<<<<

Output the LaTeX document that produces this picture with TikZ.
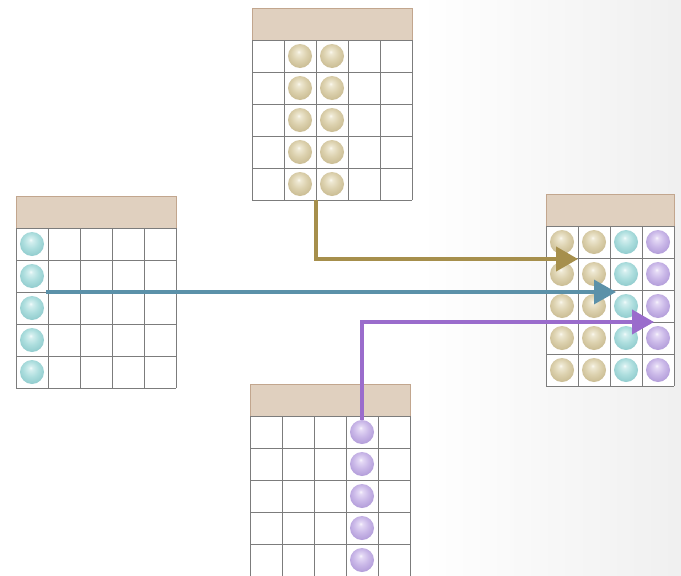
\documentclass[tikz,border=0pt]{standalone}
\usetikzlibrary{arrows.meta}

% palette
\definecolor{hdrfill}{HTML}{E0D0BF}
\definecolor{hdrline}{HTML}{C2A68E}
\definecolor{gridline}{HTML}{7C7C7C}
\definecolor{tanarrow}{HTML}{A68F4C}
\definecolor{bluearrow}{HTML}{5B91A9}
\definecolor{purplearrow}{HTML}{9A6CCC}

\definecolor{tanA}{HTML}{FBF9F0}
\definecolor{tanB}{HTML}{EEE8D2}
\definecolor{tanC}{HTML}{DCD1AE}
\definecolor{tanD}{HTML}{C8BA90}
\definecolor{cyanA}{HTML}{F4FCFC}
\definecolor{cyanB}{HTML}{D4EFEF}
\definecolor{cyanC}{HTML}{ADDEDE}
\definecolor{cyanD}{HTML}{8ECACC}
\definecolor{purA}{HTML}{F9F6FD}
\definecolor{purB}{HTML}{E4D9F5}
\definecolor{purC}{HTML}{CAB8E8}
\definecolor{purD}{HTML}{B09AD8}

% soft spheres, lit from above
\pgfdeclareradialshading{tanball}{\pgfqpoint{-3bp}{9bp}}{%
  color(0bp)=(tanA); color(4bp)=(tanB); color(16bp)=(tanC);
  color(30bp)=(tanD); color(50bp)=(tanD)}
\pgfdeclareradialshading{cyanball}{\pgfqpoint{-3bp}{9bp}}{%
  color(0bp)=(cyanA); color(4bp)=(cyanB); color(16bp)=(cyanC);
  color(30bp)=(cyanD); color(50bp)=(cyanD)}
\pgfdeclareradialshading{purpleball}{\pgfqpoint{-3bp}{9bp}}{%
  color(0bp)=(purA); color(4bp)=(purB); color(16bp)=(purC);
  color(30bp)=(purD); color(50bp)=(purD)}

\tikzset{
  header/.style={fill=hdrfill, draw=hdrline, line width=0.9pt},
  cellgrid/.style={draw=gridline, line width=0.8pt},
  ballT/.style={shading=tanball},
  ballC/.style={shading=cyanball},
  ballP/.style={shading=purpleball},
  flow/.style={line width=4pt, -{Triangle[length=22pt,width=24pt]}},
}

% table: #1 = left, #2 = header top, #3 = columns, #4 = rows (cells 32pt)
\newcommand{\datatable}[4]{%
  \draw[header] (#1,#2) rectangle ++(#3*32,32);
  \fill[white] (#1,#2+32) rectangle ++(#3*32,#4*32);
  \foreach \c in {0,...,#3} \draw[cellgrid] (#1+\c*32,#2+32) -- ++(0,#4*32);
  \foreach \r in {0,...,#4} \draw[cellgrid] (#1,#2+32+\r*32) -- ++(#3*32,0);
}
% a column of balls: #1 = style, #2 = centre x, #3 = first centre y
\newcommand{\ballcolumn}[3]{%
  \foreach \r in {0,...,4} \shade[#1] (#2,#3+\r*32) circle (12);
}

\begin{document}
\begin{tikzpicture}[x=1pt, y=-1pt]
  % canvas and faint grey wash on the right
  \useasboundingbox (0,0) rectangle (681,576);
  \fill[white] (0,0) rectangle (681,576);
  \shade[left color=white, right color=black!6] (420,0) rectangle (681,576);

  % source table, top
  \datatable{252}{8}{5}{5}
  \ballcolumn{ballT}{300}{56}
  \ballcolumn{ballT}{332}{56}

  % source table, left
  \datatable{16}{196}{5}{5}
  \ballcolumn{ballC}{32}{244}

  % source table, bottom
  \datatable{250}{384}{5}{5}
  \ballcolumn{ballP}{362}{432}

  % merged table, right
  \datatable{546}{194}{4}{5}
  \ballcolumn{ballT}{562}{242}
  \ballcolumn{ballT}{594}{242}
  \ballcolumn{ballC}{626}{242}
  \ballcolumn{ballP}{658}{242}

  % connector end points
  \coordinate (tanFrom) at (316,200);
  \coordinate (tanTo) at (578,259);
  \coordinate (blueFrom) at (46,292);
  \coordinate (blueTo) at (616,292);
  \coordinate (purpleFrom) at (362,420);
  \coordinate (purpleTo) at (654,322);

  \draw[flow, draw=tanarrow] (tanFrom) |- (tanTo);
  \draw[flow, line width=3.2pt, draw=bluearrow] (blueFrom) -- (blueTo);
  \draw[flow, draw=purplearrow] (purpleFrom) |- (purpleTo);
\end{tikzpicture}
\end{document}
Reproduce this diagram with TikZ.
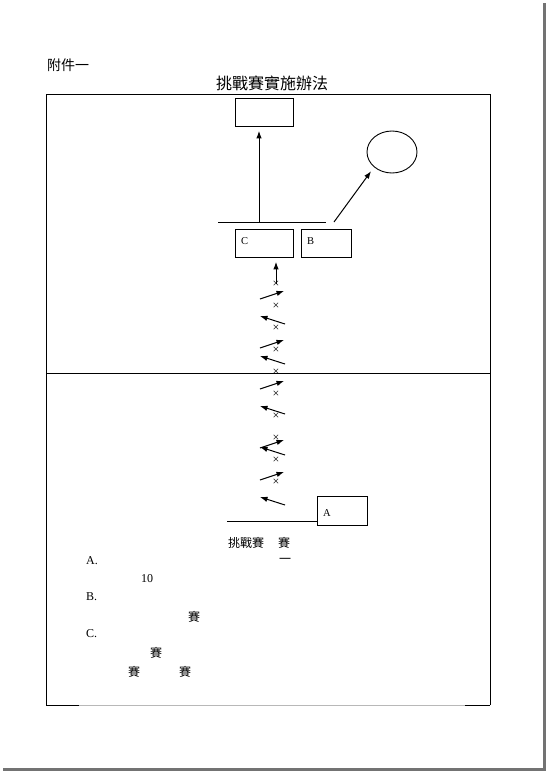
\documentclass[tikz,border=0pt]{standalone}
\usepackage{fontspec}
\setmainfont{Liberation Serif}
\newfontfamily\cjk{Noto Sans CJK TC}
\usetikzlibrary{arrows.meta,positioning,shapes.geometric}
\definecolor{pageshade}{gray}{0.45}
\definecolor{faint}{gray}{0.72}
\tikzset{
  arr/.style={-{Latex[length=7.5pt,width=5.5pt]}, line width=1pt},
  box/.style={draw, line width=0.9pt, anchor=north west, inner sep=0pt, minimum width=58pt, minimum height=28pt},
  lbl/.style={font=\fontsize{10.5}{10.5}\selectfont, inner sep=0pt, anchor=west},
  txt/.style={font=\fontsize{12}{12}\selectfont, inner sep=0pt},
  zh/.style={font=\cjk\fontsize{12}{12}\selectfont, inner sep=0pt},
  cross/.style={font=\fontsize{12}{12}\selectfont, inner sep=0pt}
}
\begin{document}
\begin{tikzpicture}[x=1pt,y=-1pt]
  \useasboundingbox (0,0) rectangle (547,772);
  \fill[pageshade] (542.5,3) rectangle (546,771);
  \fill[pageshade] (3,767.5) rectangle (546,771);

  \node[font=\cjk\fontsize{14}{14}\selectfont, inner sep=0pt, anchor=west] (annex) at (47,65) {附件一};
  \node[font=\cjk\fontsize{16}{16}\selectfont, inner sep=0pt] (title) at (272,83) {挑戰賽實施辦法};

  \coordinate (fnw) at (46,94);
  \coordinate (fne) at (490,94);
  \coordinate (fsw) at (46,705);
  \coordinate (fse) at (490,705);
  \draw[line width=1pt] (fsw) -- (fnw) -- (fne) -- (fse);
  \draw[faint, line width=1pt] (fsw) -- (fse);
  \draw[line width=1pt] (fsw) -- ++(33,0);
  \draw[line width=1pt] (fse) -- ++(-25,0);
  \draw[line width=1pt] (46,373) coordinate (mw) -- (mw -| fne);

  \node[box] (goal) at (235,98) {};
  \node[draw, ellipse, line width=0.9pt, minimum width=50pt, minimum height=42pt] (ring) at (392,152) {};
  \node[box] (c) at (235,229) {};
  \node[box, minimum width=50pt] (b) at (301,229) {};
  \node[lbl] at ([xshift=6pt,yshift=2pt]c.west) {C};
  \node[lbl] at ([xshift=6pt,yshift=2pt]b.west) {B};

  \coordinate (bar1) at (218,222);
  \coordinate (bar2) at (326,222);
  \coordinate (stem) at (259,222);
  \draw[line width=0.9pt] (bar1) -- (bar2);
  \draw[arr, shorten >=4pt] (stem) -- (stem |- goal.south);
  \draw[arr, shorten >=5pt] (334,222) coordinate (dtail) -- (ring.south west);

  \foreach \y [count=\i] in {284,306,328,350,372,394,416,438,460,482}
    \node[cross] (x\i) at (276,\y) {×};
  \draw[arr, shorten >=4pt] (x1.center) -- (x1 |- c.south);

  \foreach \y in {291,340,381,440,472}
    \draw[arr] (260,\y+8) -- (284,\y);
  \foreach \y in {316,356,406,447,497}
    \draw[arr] (285,\y+8) -- (260,\y);

  \node[box, minimum width=50pt, minimum height=29pt] (a) at (317,496) {};
  \node[lbl] at ([xshift=6pt,yshift=-2pt]a.west) {A};
  \coordinate (base) at (227,521);
  \draw[line width=1pt] (base) -- (base -| a.west);

  \node[zh, anchor=west] (rule) at (228,543) {挑戰賽};
  \node[zh] (rule2) at (284,543) {賽};
  \node[zh] (one) at (285,561) {一};
  \node[txt, anchor=west] (ia) at (86,561) {A.};
  \node[txt] (ten) at (147,579) {10};
  \node[txt, anchor=west] (ib) at (86,597) {B.};
  \node[zh] (sb) at (194,617) {賽};
  \node[txt, anchor=west] (ic) at (86,634) {C.};
  \node[zh] (sc1) at (156,653) {賽};
  \node[zh] (sc2) at (134,672) {賽};
  \node[zh] (sc3) at (185,672) {賽};
\end{tikzpicture}
\end{document}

>>>>

#### [Goal of the exercise]
Going back to the data above, write out everything from the line with "Reproduce this diagram with TikZ." down to the line with "(3,767.5) rectangle (546,771);", both included, leaving every picture out.

#### [Response to this task]
Reproduce this diagram with TikZ.
\documentclass[tikz,border=0pt]{standalone}
\usepackage{fontspec}
\setmainfont{Liberation Serif}
\newfontfamily\cjk{Noto Sans CJK TC}
\usetikzlibrary{arrows.meta,positioning,shapes.geometric}
\definecolor{pageshade}{gray}{0.45}
\definecolor{faint}{gray}{0.72}
\tikzset{
  arr/.style={-{Latex[length=7.5pt,width=5.5pt]}, line width=1pt},
  box/.style={draw, line width=0.9pt, anchor=north west, inner sep=0pt, minimum width=58pt, minimum height=28pt},
  lbl/.style={font=\fontsize{10.5}{10.5}\selectfont, inner sep=0pt, anchor=west},
  txt/.style={font=\fontsize{12}{12}\selectfont, inner sep=0pt},
  zh/.style={font=\cjk\fontsize{12}{12}\selectfont, inner sep=0pt},
  cross/.style={font=\fontsize{12}{12}\selectfont, inner sep=0pt}
}
\begin{document}
\begin{tikzpicture}[x=1pt,y=-1pt]
  \useasboundingbox (0,0) rectangle (547,772);
  \fill[pageshade] (542.5,3) rectangle (546,771);
  \fill[pageshade] (3,767.5) rectangle (546,771);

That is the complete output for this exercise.